Muitas das preocupações de Park tinham a ver com o olhar masculino do roteiro. Ela chamou a atenção para elementos que considerava sexistas e tentou explicar como é difícil para uma mulher asiática viver em uma sociedade de homens brancos.

“Ele é um homem”, disse Park. “Temos um filme sobre uma personagem feminina e a personagem feminina é o núcleo desse filme. Há muitas coisas que ele nunca vai entender. Não porque ele é uma pessoa ruim, mas ele é um homem fazendo um filme com uma personagem feminina muito forte. Então o problema que eu vi no roteiro foi o problema que o olhar masculino tem em uma mulher e particularmente uma mulher asiática.”
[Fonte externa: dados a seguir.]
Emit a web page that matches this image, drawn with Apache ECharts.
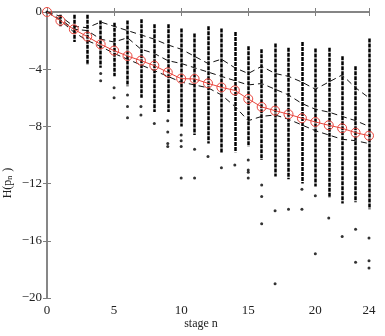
<!DOCTYPE html>
<html>
<head>
<meta charset="utf-8">
<script src="https://cdn.jsdelivr.net/npm/echarts@6/dist/echarts.min.js"></script>
<style>
    html, body { margin: 0; padding: 0; background: #fff; }
    #main { width: 385px; height: 336px; }
</style>
</head>
<body>
<div id="main"></div>
<script>
    // stage index on the x axis
    const stages = [0,1,2,3,4,5,6,7,8,9,10,11,12,13,14,15,16,17,18,19,20,21,22,23,24];
    // red curve (mean entropy)
    const meanH = [0,-0.61,-1.21,-1.72,-2.26,-2.7,-3.08,-3.4,-3.75,-4.22,-4.66,-4.68,-4.99,-5.27,-5.48,-6.08,-6.64,-6.9,-7.15,-7.43,-7.69,-7.92,-8.13,-8.44,-8.65];
    // dense columns of sample points: top and bottom of each column
    const colTop = [0,-0.2,-0.2,-0.2,-0.6,-0.75,-0.6,-0.5,-0.85,-0.85,-1.15,-1.5,-1.0,-1.15,-1.4,-2.4,-2.6,-2.2,-2.5,-2.1,-2.55,-2.5,-3.1,-3.8,-1.85];
    const colBottom = [0,-1.0,-2.1,-3.7,-3.9,-4.5,-5.2,-6.0,-7.0,-7.0,-8.0,-8.6,-9.2,-9.9,-9.8,-9.4,-10.35,-11.5,-11.7,-12.0,-12.2,-13.0,-13.4,-13.3,-13.8];
    // isolated sample points below the columns
    const outliers = [
        [0,0],[4,-4.3],[4,-4.8],[5,-5.3],[5,-6.0],[6,-5.8],[6,-6.6],[6,-7.4],[7,-6.6],[7,-7.2],[8,-7.8],
        [9,-7.6],[9,-8.4],[9,-9.2],[9,-9.4],[10,-8.6],[10,-9.0],[10,-9.4],[10,-11.6],[11,-9.6],[11,-11.6],
        [12,-10.1],[13,-10.9],[14,-10.7],[15,-10.35],[15,-11.05],[15,-11.2],[15,-11.6],
        [16,-12.1],[16,-12.9],[16,-14.8],[17,-13.9],[17,-19.0],[18,-13.8],[19,-12.4],[19,-13.8],
        [20,-12.85],[20,-16.9],[21,-14.4],[22,-15.7],[23,-15.2],[23,-17.5],[24,-15.8],[24,-17.4],[24,-17.9]
    ];
    // dashed sample trajectories
    const dashUpper = [0,-0.3,-1.0,-1.1,-0.7,-1.0,-1.3,-1.6,-1.9,-2.3,-2.6,-3.1,-3.6,-3.3,-3.9,-4.3,-3.8,-4.3,-4.5,-4.9,-5.4,-4.9,-4.4,-5.3,-6.0];
    const dashMiddle = [0,-0.5,-1.2,-1.3,-1.9,-2.1,-1.8,-2.6,-2.9,-3.4,-3.6,-3.9,-4.2,-4.5,-4.8,-5.1,-5.0,-5.4,-5.8,-6.4,-6.8,-7.0,-7.3,-7.6,-8.0];
    const dashLower = [0,-0.6,-1.4,-2.0,-2.4,-2.9,-3.3,-3.7,-4.1,-4.5,-4.9,-5.1,-5.3,-5.8,-6.6,-7.6,-7.3,-7.2,-7.5,-7.9,-8.3,-8.6,-8.9,-9.0,-9.2];
    const xTicks = [0,5,10,15,20,24];
    const yTicks = [0,-4,-8,-12,-16,-20];

    const myChart = echarts.init(document.getElementById('main'));
    const font = 'Liberation Serif';
    const axisGray = '#7f7f7f';
    const red = '#e8453c';

    const pairs = arr => stages.map((s, i) => [s, arr[i]]);
    const columns = stages.filter((s, i) => colTop[i] !== colBottom[i])
        .map(s => ({coords: [[s, colTop[s]], [s, colBottom[s]]]}));

    const dashSeries = [dashUpper, dashMiddle, dashLower].map(d => ({
        type: 'line',
        data: pairs(d),
        symbol: 'none',
        lineStyle: {color: '#111', width: 1, type: [6, 4]},
        z: 3
    }));

    const xBase = {
        type: 'value', min: 0, max: 24,
        splitLine: {show: false},
        axisLine: {lineStyle: {color: axisGray, width: 1.5}},
        axisTick: {inside: true, length: 4, customValues: xTicks, lineStyle: {color: axisGray}}
    };
    const yBase = {
        type: 'value', min: -20, max: 0,
        splitLine: {show: false},
        axisLine: {lineStyle: {color: axisGray, width: 1.5}},
        axisTick: {inside: true, length: 4, customValues: yTicks, lineStyle: {color: axisGray}}
    };

    const option = {
        animation: false,
        grid: {left: 47, top: 12, right: 16, bottom: 38, outerBoundsMode: 'none', containLabel: false},
        xAxis: [
            Object.assign({}, xBase, {
                position: 'bottom',
                name: 'stage n',
                nameLocation: 'middle',
                nameGap: 20,
                nameMoveOverlap: false,
                nameTextStyle: {fontFamily: font, fontSize: 12, color: '#222', padding: [0, 14, 0, 0]},
                axisLabel: {customValues: xTicks, fontFamily: font, fontSize: 13, color: '#222', margin: 6}
            }),
            Object.assign({}, xBase, {position: 'top', axisLabel: {show: false}})
        ],
        yAxis: [
            Object.assign({}, yBase, {
                position: 'left',
                name: 'H(p{sub|n})',
                nameLocation: 'middle',
                nameGap: 33,
                nameMoveOverlap: false,
                nameRotate: 90,
                nameTextStyle: {
                    fontFamily: font, fontSize: 12, color: '#222',
                    padding: [0, 56, 0, 0],
                    rich: {sub: {fontFamily: font, fontSize: 8, color: '#222', verticalAlign: 'bottom', padding: [0, 4, 0, 0]}}
                },
                axisLabel: {
                    customValues: yTicks, fontFamily: font, fontSize: 13, color: '#222', margin: 5,
                    formatter: v => (v < 0 ? '\u2212' + (-v) : '' + v)
                }
            }),
            Object.assign({}, yBase, {position: 'right', axisLabel: {show: false}})
        ],
        series: [
            {
                type: 'lines',
                coordinateSystem: 'cartesian2d',
                data: columns,
                lineStyle: {color: '#000', width: 2.5, type: [4, 1], opacity: 1},
                z: 2
            },
            {
                type: 'scatter',
                data: outliers,
                symbol: 'circle',
                symbolSize: 3,
                itemStyle: {color: '#000'},
                z: 2
            },
            ...dashSeries,
            {
                type: 'line',
                data: pairs(meanH),
                symbol: 'circle',
                symbolSize: 9,
                showAllSymbol: true,
                lineStyle: {color: red, width: 1},
                itemStyle: {color: 'rgba(0,0,0,0)', borderColor: red, borderWidth: 1},
                z: 5
            }
        ]
    };
    myChart.setOption(option);
</script>
</body>
</html>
“Acho que é isso que eu amo no processo de trabalhar coletivamente e também no processo de trabalhar com não profissionais”, disse Chou. “Eles desafiam você a ver as coisas de uma perspectiva diferente. Jim-min levou isso para outro nível.”

O filme apresenta alguns não profissionais, incluindo Guka Han como Tena e Emeline Briffaud como Lucie, mas também alguns profissionais notáveis, incluindo o ator e diretor francês Louis-Do de Lencquesaing. A atriz coreana Kim Sun-young apareceu no filme como a tia de Freddie e Oh Kwang-rok interpretou seu pai biológico. Kim desempenha um papel fundamental no filme como o único membro da família coreana de Freddie que fala inglês. O pai e a avó de Freddie expressam copiosamente sua dor por ter que abandoná-la, mas sua tia pelo menos tenta entender quem ela se tornou.

“Ela é uma personagem muito importante, mesmo que seja um papel pequeno”, disse Chou. “A performance de Kim Sun-young é muito engraçada. Ela trouxe humor para o filme e realmente traz um tipo de humanidade. Os tradutores, sua tia e Tena, são uma espécie de intermediários. Eles fazem perguntas para tentar tornar sua história quebrada um pouco menos quebrada e tentam construir algumas pontes de comunicação. Estou muito grato por ela estar no filme.”

No espaço de cerca de 15 anos, mais de 200,000 crianças coreanas foram adotadas, principalmente em outros países. Embora o tópico tenha sido abordado em várias formas de mídia coreana, Chou sentiu uma disparidade entre os retratos da mídia e a realidade dos sentimentos que seu amigo e outros adotados enfrentaram.

“Uma das razões pelas quais fiz o filme foi oferecer uma perspectiva diferente que acredito ser mais fiel à complexidade da situação”, disse Chou. “Conhecer os pais biológicos não é o fim da dor nem a reconciliação fácil entre você e seu passado. Principalmente abre mais perguntas e mais dor. É uma jornada muito, muito longa que talvez não tenha um fim. Talvez a dor dure para sempre. A tristeza pode sempre existir.”

“O filme mostra a experiência do ponto de vista da criança”, disse Park. “É interessante porque na Coréia, quando há programas de TV sobre adotados, programas de TV que provocam lágrimas, é principalmente da perspectiva dos pais. O filme, mesmo sendo ficção, mostra como as crianças podem ser prejudicadas e tristes. Talvez eles nunca encontrem a resposta para a pergunta que estão se fazendo.”

Ao mesmo tempo em que oferece uma visão do complexo legado da adoção, Retorno a Seul também fornece uma personagem feminina dinâmica, cuja personalidade impetuosa e evolução conturbada deixa uma impressão duradoura.

A coprodução franco-alemã-belga estreou em 22 de maio no Festival de Cinema de Cannes 2022 na seção Un Certain Regard. A Sony Pictures Classics planeja lançar o filme na América do Norte antes do final de 2022.